Generally speaking horizontal lines are a memory issue. Memory registers load with data and outputs it at regular intervals based on a clock. If you were to put a screen tint (consistent data) in the image area and try that, it should give you a predictable spacing of said lines. Then if the lines are still there then look at the server (RAM), or the handeling of data that is sending the job to the proofer. It may not appear on the ctp unit since the laser intensity is simply masking the problem. Resolution and screen dot shape changes may let you manipulate the appearance of the artifacting but won't likely fix the problem.
Microsoft Online Crash Analysis has a meomory test utility, or there are any number of other utilities out there. Also make sure the print engine is up-to-date and perhaps reload it.
 
Hi John, and PrepressTech...thanks for the responses.

John, the same files that are used to generate plates are used to generate proofs (both VPs and hardcopy) with a key difference being the proof files are downsampled from 2400 to 360 dpi.

Prepress Tech: if there were a RAM issue would we not see generalized instability in the server rather than just one element of Prinergy? My experience iwth RAM is that it wither works or it doesn't, there's no incremental failure.

What I find odd about this is that the location of the lines appears random. The lines appear on a complex map on one page yet not another, similarly complex map on an adjacent page. Generally speaking the lines only appear on process images and not on vechor graphics or spot colours.

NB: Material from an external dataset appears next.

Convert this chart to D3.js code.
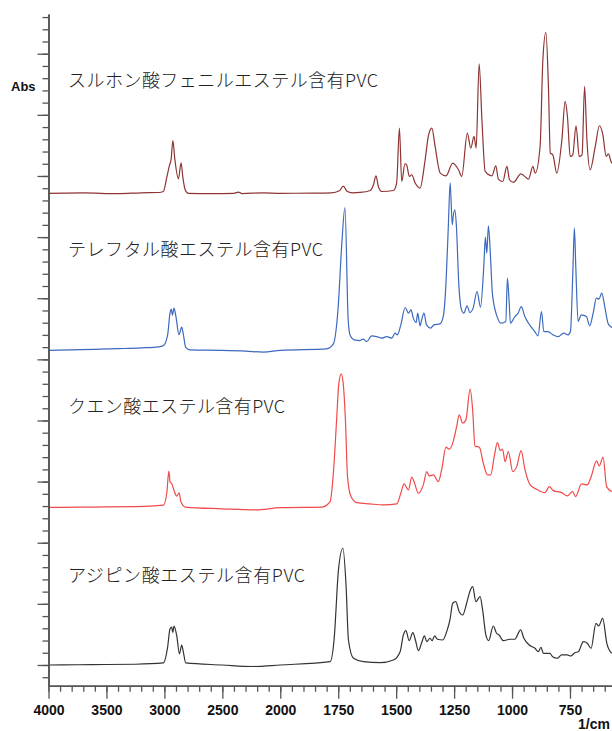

I'll speak with the IT Dept and get them to review/test the RAM in any case.

thank you again

Phil
 
How exactly are you downsampling the files for proofing? I ask because you are only seeing the problem in the downsampled files. And "the same files that are used to generate plates are used to generate proofs" is not really accurate because the plate files are 2400 dpi while your proof files are 360 dpi.

When we were making hard copy proofs we would create imposed one-bit tiffs from Prinergy for the CTP and the proofer using different process templates. The process template for the CTP imaged the one-bit tiffs @ 2400 dpi while the process template for the proofer imaged the one-bit tiffs @ 600 dpi. We never saw any lines like what you described.